Applications of biotechnology need to be pursued simultaneously at three levels: overcoming local constraints in environmental resource endowment, enhancing vegetal and animal biomass productivity, and industrial processing of biomass. Their joint effect may result in a permanent comparative advantage of tropical countries and ultimately unfold into an original pattern of decentralized industrialization. Such a pattern would be less capital-intensive than the one prevailing at present because of lower expenditure on large-scale urban infrastructures.

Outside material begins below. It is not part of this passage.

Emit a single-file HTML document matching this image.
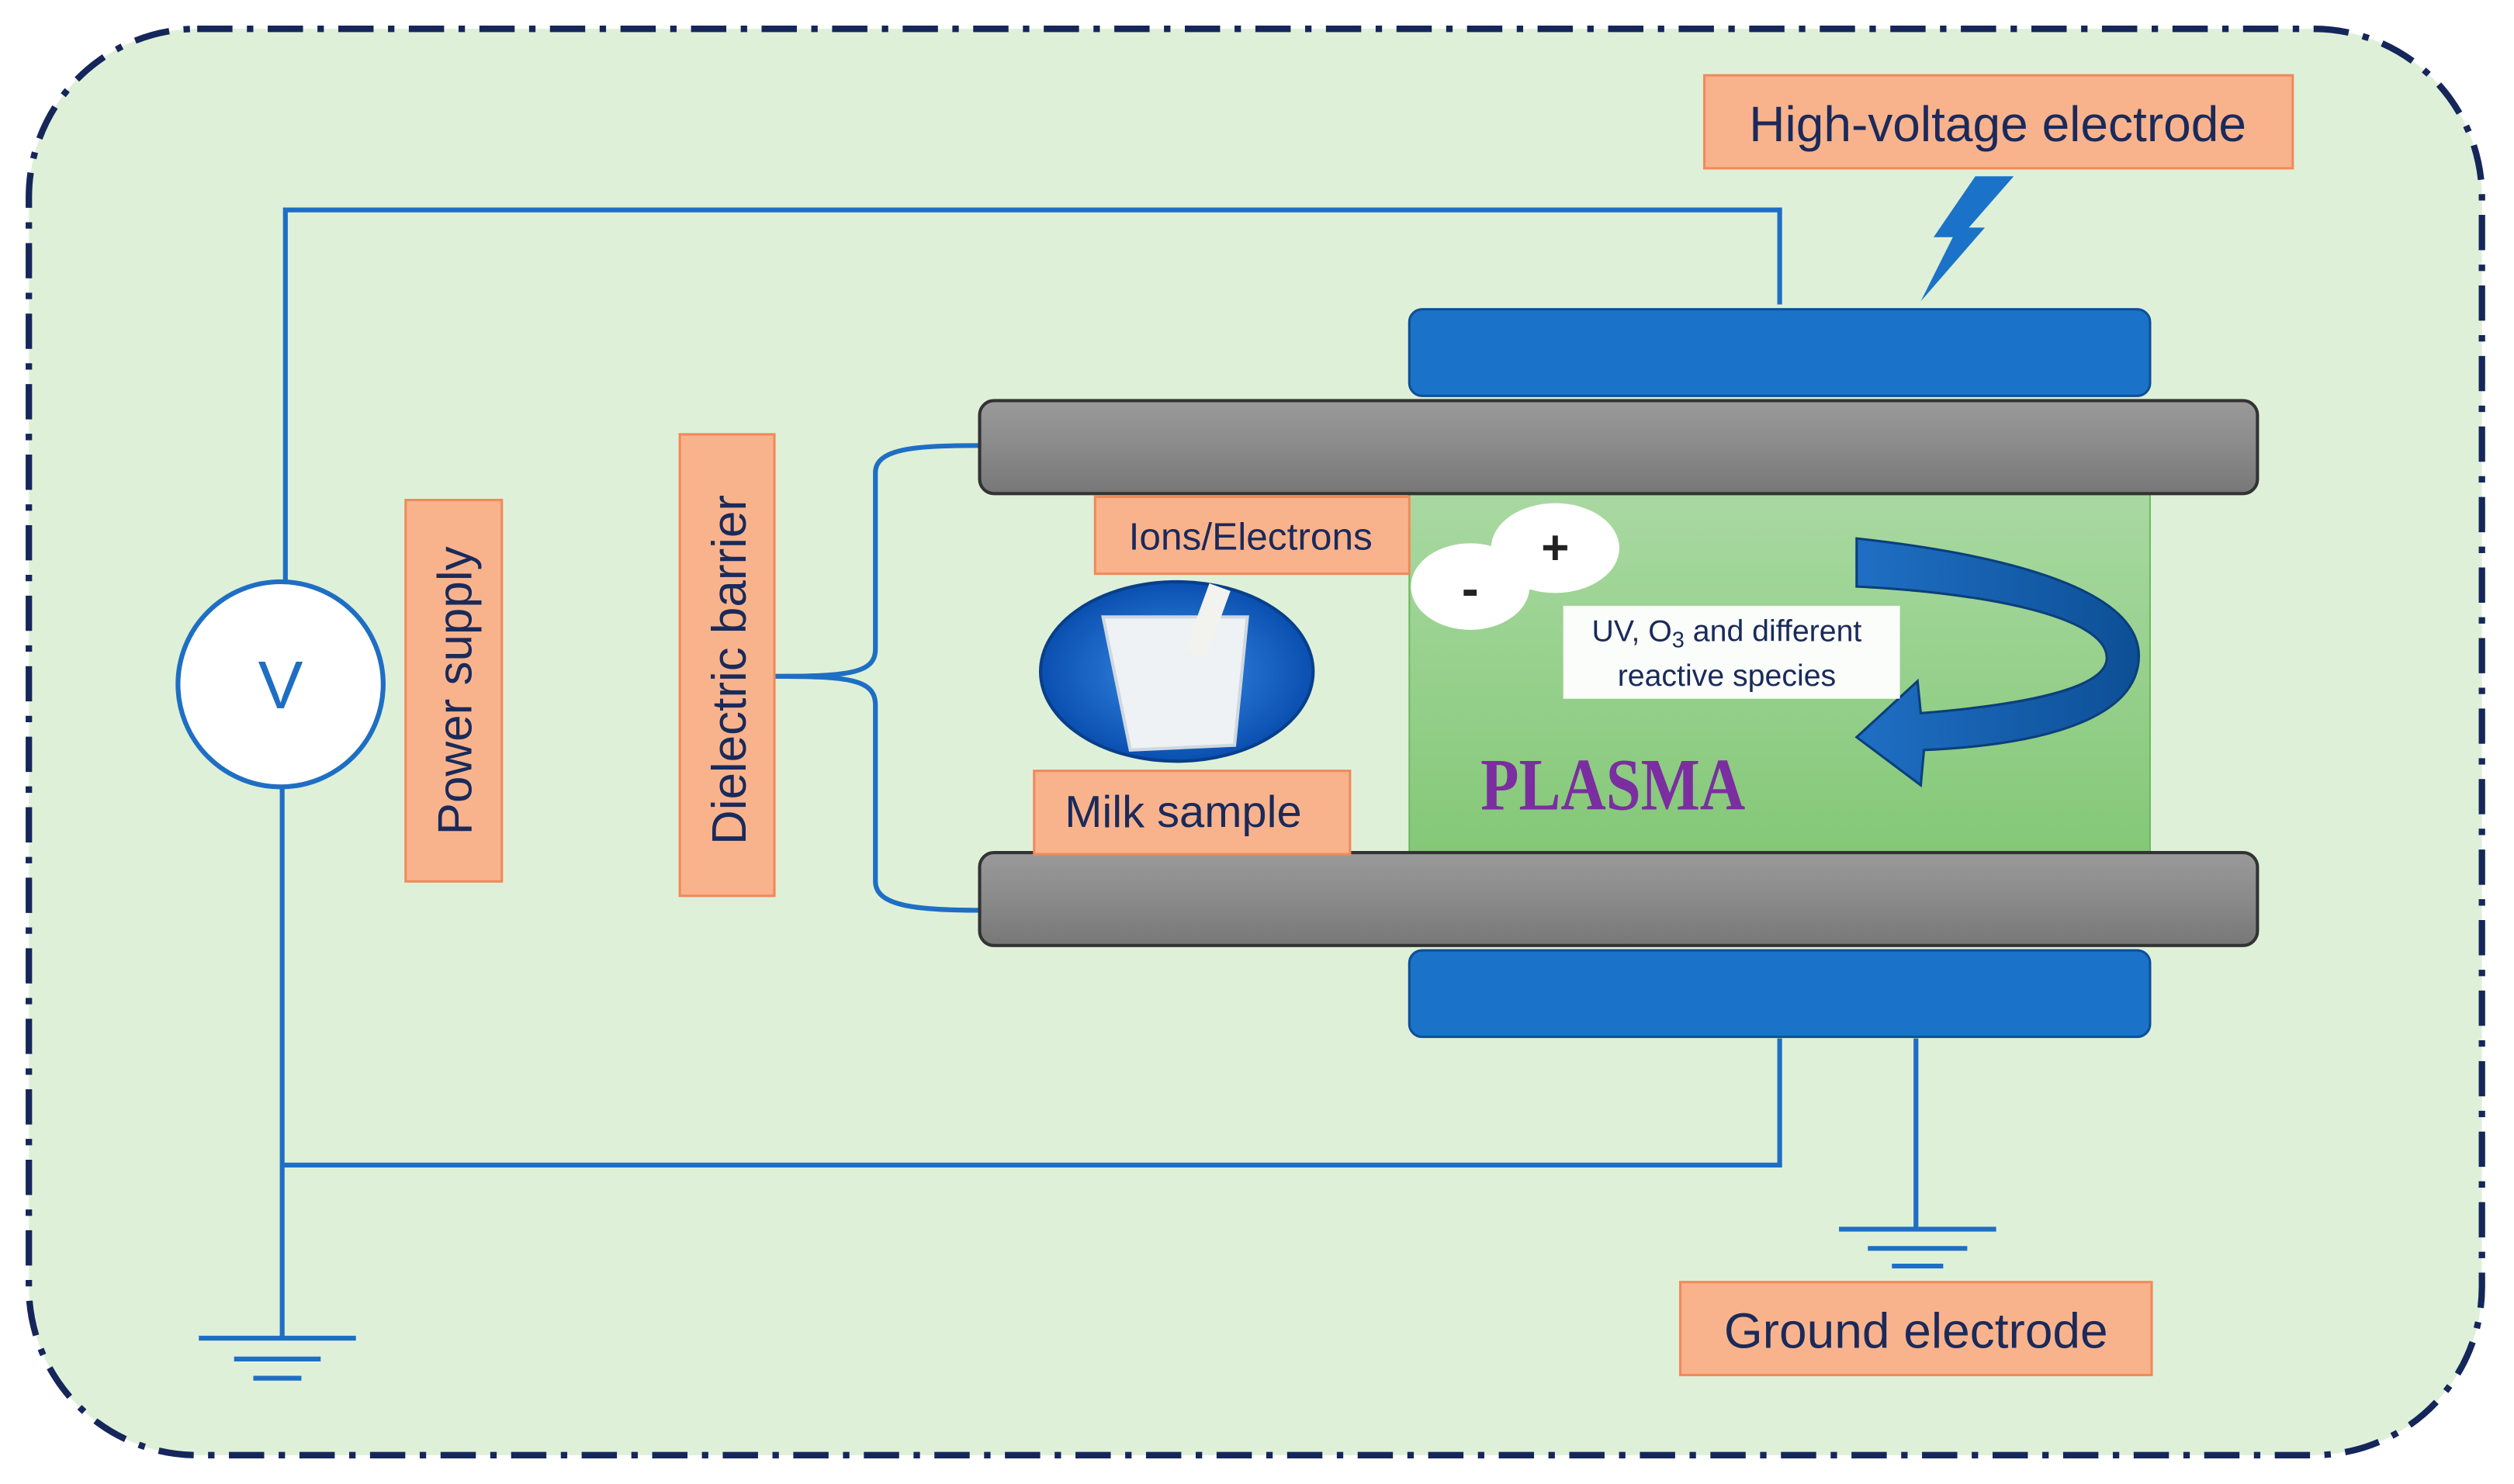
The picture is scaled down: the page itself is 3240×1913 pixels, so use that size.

Properly planned and administered, biotechnology could generate considerable employment related to the management of soils, water, and forests for the production of biomass. Many biotechnology-based agro-industries are being located in rural areas and can adjust their rhythms to the seasonal variations of demand for agricultural labour. Their efficiency depends less on the scale of production than that of other industries.

At any rate, by operating a network of "agricultural refineries" that transform bulky biomass into less voluminous semi-products, considerable flexibility is obtained for the choice of the size and location of second level agro-industries. Even dispersed and small industries can now interact with the national and international markets without incurring high transportation costs.

Biotechnology and modern communication facilities thus work in the same direction: they undermine the concepts of economies of scale and of concentration inherited from another industrial age and force us to assess them carefully case by case. They offer the possibility of "diffuse" industrialization, performed by small, innovative businesses that are quick at penetrating foreign markets.

Self-reliance in biotechnology is an ambitious but not impossible goal which requires a sustained public policy in research and development with clearly set priorities that benefit from a critical assessment of the lessons learned from the first Green Revolution (Glaeser 1987).